On Tue, 9 Oct 2018, Andrea Arcangeli wrote:
I think "madvise vs mbind" is more an issue of "no-permission vs permission" required. And if the processes ends up swapping out all other process with their memory already allocated in the node, I think some permission is correct to be required, in which case an mbind looks a better fit. MPOL_PREFERRED also looks a first candidate for investigation as it's already not black and white and allows spillover and may already do the right thing in fact if set on top of MADV_HUGEPAGE.
We would never want to thrash the local node for hugepages because there is no guarantee that any swapping is useful. On COMPACT_SKIPPED due to low memory, we have very clear evidence that pageblocks are already sufficiently fragmented by unmovable pages such that compaction itself, even with abundant free memory, fails to free an entire pageblock due to the allocator's preference to fragment pageblocks of fallback migratetypes over returning remote free memory.

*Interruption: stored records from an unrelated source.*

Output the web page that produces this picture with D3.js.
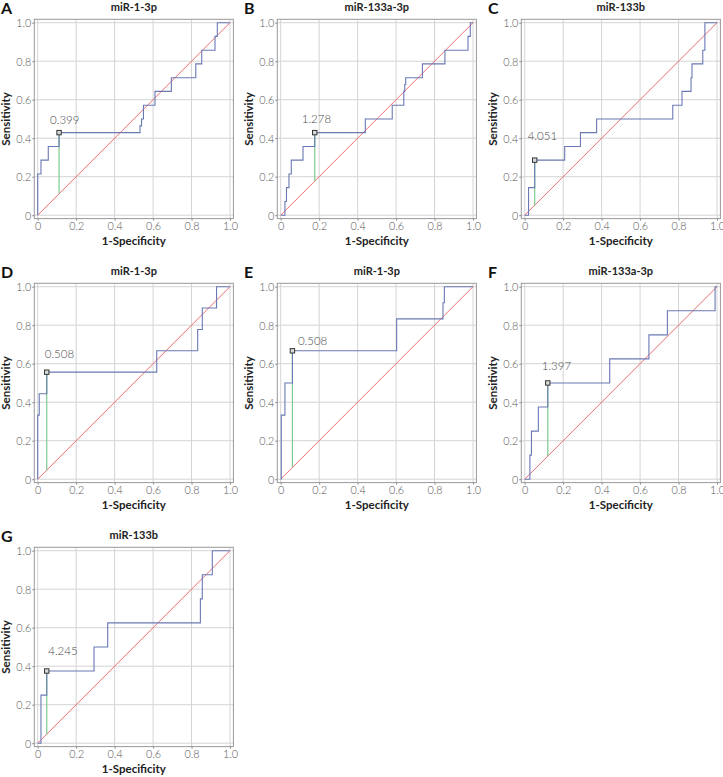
<!DOCTYPE html>
<html><head><meta charset="utf-8">
<script src="https://cdn.jsdelivr.net/npm/d3@7"></script>
<style>
body{margin:0;background:#fff;}
svg{display:block;}
</style>
</head><body>
<svg id="chart" width="723" height="777"></svg>
<script>
// ---------------- DATA ----------------
const panelLetters = ["A","B","C","D","E","F","G"];
const panelTitles = ["miR-1-3p","miR-133a-3p","miR-133b","miR-1-3p","miR-1-3p","miR-133a-3p","miR-133b"];
const cutoffLabels = ["0.399","1.278","4.051","0.508","0.508","1.397","4.245"];
const cutoffFpr = [0.111,0.177,0.052,0.047,0.061,0.120,0.047];
const cutoffTpr = [0.429,0.429,0.286,0.556,0.667,0.500,0.375];

// ROC points: each (fpr, tpr) ends a horizontal step at level tpr
const rocFprA = [0,0.017,0.055,0.111,0.532,0.540,0.550,0.610,0.695,0.822,0.853,0.922,0.934,1];
const rocTprA = [0,0.214,0.286,0.357,0.429,0.464,0.500,0.571,0.643,0.714,0.786,0.857,0.929,1];
const rocFprB = [0,0.022,0.030,0.043,0.055,0.116,0.177,0.440,0.580,0.640,0.645,0.650,0.737,0.854,0.974,0.986,1];
const rocTprB = [0,0,0.071,0.143,0.214,0.286,0.357,0.429,0.500,0.571,0.643,0.679,0.714,0.786,0.857,0.929,1];
const rocFprC = [0,0.020,0.052,0.208,0.290,0.374,0.770,0.818,0.865,0.870,0.926,0.937,1];
const rocTprC = [0,0,0.143,0.286,0.357,0.429,0.500,0.571,0.643,0.714,0.786,0.857,1];
const rocFprD = [0,0.008,0.047,0.619,0.832,0.856,0.930,1];
const rocTprD = [0,0.333,0.444,0.556,0.667,0.778,0.889,1];
const rocFprE = [0,0.003,0.022,0.061,0.603,0.844,0.851,1];
const rocTprE = [0,0,0.333,0.500,0.667,0.833,0.917,1];
const rocFprF = [0,0.027,0.035,0.071,0.120,0.442,0.646,0.742,0.990,1];
const rocTprF = [0,0,0.125,0.250,0.375,0.500,0.625,0.750,0.875,1];
const rocFprG = [0,0.017,0.047,0.293,0.364,0.846,0.856,0.908,1];
const rocTprG = [0,0,0.250,0.375,0.500,0.625,0.750,0.875,1];

const rocFpr = [rocFprA,rocFprB,rocFprC,rocFprD,rocFprE,rocFprF,rocFprG];
const rocTpr = [rocTprA,rocTprB,rocTprC,rocTprD,rocTprE,rocTprF,rocTprG];

const tickValues = [0,0.2,0.4,0.6,0.8,1.0];
const tickLabels = ["0","0.2","0.4","0.6","0.8","1.0"];
const xAxisTitle = "1-Specificity";
const yAxisTitle = "Sensitivity";

// ---------------- LAYOUT ----------------
const colX = [0,243,487];
const rowY = [0,264,528];
const plotX0 = 37.7, plotX1 = 230, plotY0 = 215.2, plotY1 = 22.7;
const framePad = 3.4;
const labelOffsets = [[-9,-8.5],[-13,-10],[-7,-20],[-2,-14],[5.5,-6],[-6,-12.5],[1.5,-16]];

const FONT = "Lato, 'Open Sans', 'DejaVu Sans', sans-serif";
const svg = d3.select("#chart");

const x = d3.scaleLinear().domain([0,1]).range([plotX0,plotX1]);
const y = d3.scaleLinear().domain([0,1]).range([plotY0,plotY1]);
const fL = plotX0 - framePad, fR = plotX1 + framePad, fT = plotY1 - framePad, fB = plotY0 + framePad;

panelTitles.forEach((title,i)=>{
  const g = svg.append("g").attr("transform",`translate(${colX[i%3]},${rowY[Math.floor(i/3)]})`);

  // grid
  g.append("g").selectAll("line").data(tickValues).join("line")
    .attr("x1",d=>x(d)).attr("x2",d=>x(d)).attr("y1",fT).attr("y2",fB)
    .attr("stroke","#d4d4d4").attr("stroke-width",1);
  g.append("g").selectAll("line").data(tickValues).join("line")
    .attr("y1",d=>y(d)).attr("y2",d=>y(d)).attr("x1",fL).attr("x2",fR)
    .attr("stroke","#d4d4d4").attr("stroke-width",1);

  // frame
  g.append("rect").attr("x",fL).attr("y",fT).attr("width",fR-fL).attr("height",fB-fT)
    .attr("fill","none").attr("stroke","#9a9a9a").attr("stroke-width",1);

  // axes
  const xa = g.append("g").attr("transform",`translate(0,${fB})`)
    .call(d3.axisBottom(x).tickValues(tickValues).tickFormat((d,k)=>tickLabels[k]).tickSize(2).tickPadding(2));
  const ya = g.append("g").attr("transform",`translate(${fL},0)`)
    .call(d3.axisLeft(y).tickValues(tickValues).tickFormat((d,k)=>tickLabels[k]).tickSize(2).tickPadding(2));
  [xa,ya].forEach(a=>{
    a.select(".domain").remove();
    a.selectAll(".tick line").attr("stroke","#888");
    a.selectAll("text").attr("font-family",FONT).attr("font-size",10.8).attr("fill","#555").attr("font-weight",300);
  });
  xa.selectAll("text").attr("y",11.8).attr("dy",0);
  ya.selectAll("text").attr("x",-3).attr("dy","0.36em");

  // diagonal
  g.append("path").datum([[0,0],[1,1]])
    .attr("d",d3.line().x(d=>x(d[0])).y(d=>y(d[1])))
    .attr("fill","none").attr("stroke","#ea6f75").attr("stroke-width",1);

  // cutoff vertical
  g.append("line").attr("x1",x(cutoffFpr[i])).attr("x2",x(cutoffFpr[i]))
    .attr("y1",y(cutoffFpr[i])).attr("y2",y(cutoffTpr[i]))
    .attr("stroke","#7ccb90").attr("stroke-width",1.2);

  // ROC curve
  const pts = rocFpr[i].map((f,k)=>[f,rocTpr[i][k]]);
  g.append("path").datum(pts)
    .attr("d",d3.line().x(d=>x(d[0])).y(d=>y(d[1])).curve(d3.curveStepBefore))
    .attr("fill","none").attr("stroke","#6a79b3").attr("stroke-width",1.1);

  // marker
  g.append("rect").attr("x",x(cutoffFpr[i])-2.2).attr("y",y(cutoffTpr[i])-2.2)
    .attr("width",4.4).attr("height",4.4).attr("fill","#d8dcd8").attr("stroke","#333").attr("stroke-width",1);

  // cutoff label
  g.append("text").attr("x",x(cutoffFpr[i])+labelOffsets[i][0]).attr("y",y(cutoffTpr[i])+labelOffsets[i][1])
    .attr("font-family",FONT).attr("font-size",11.5).attr("fill","#4a4a4a").attr("font-weight",300)
    .text(cutoffLabels[i]);

  // title
  g.append("text").attr("x",(fL+fR)/2).attr("y",11).attr("text-anchor","middle")
    .attr("font-family",FONT).attr("font-size",11).attr("font-weight",700).attr("fill","#222")
    .text(title);
  // letter
  g.append("text").attr("x",1).attr("y",14)
    .attr("font-family",FONT).attr("font-size",16).attr("font-weight",700).attr("fill","#111")
    .text(panelLetters[i]);
  // axis titles
  g.append("text").attr("x",(fL+fR)/2).attr("y",244.5).attr("text-anchor","middle")
    .attr("font-family",FONT).attr("font-size",11.5).attr("font-weight",700).attr("fill","#222")
    .text(xAxisTitle);
  g.append("text").attr("transform",`translate(9.5,${(fT+fB)/2}) rotate(-90)`).attr("text-anchor","middle")
    .attr("font-family",FONT).attr("font-size",11.5).attr("font-weight",700).attr("fill","#222")
    .text(yAxisTitle);
});
</script>
</body></html>
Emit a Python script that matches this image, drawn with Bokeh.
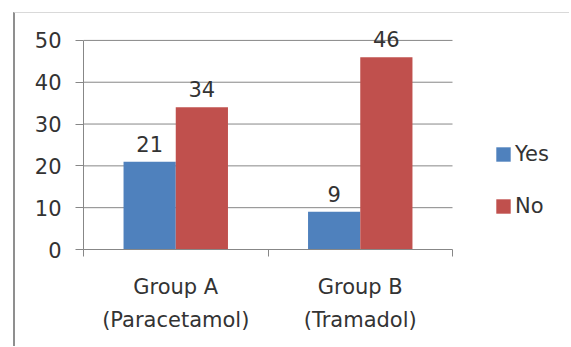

As I've stated, we do not want to reclaim pointlessly when compaction is unable to access the freed memory or there is no guarantee it can free an entire pageblock. Doing so allows thrashing of the local node, or remote nodes if __GFP_THISNODE is removed, and the hugepage still cannot be allocated. If this proposed mbind() that requires permissions is geared to me as the user, I'm afraid the details of what leads to the thrashing are not well understood because I certainly would never use this.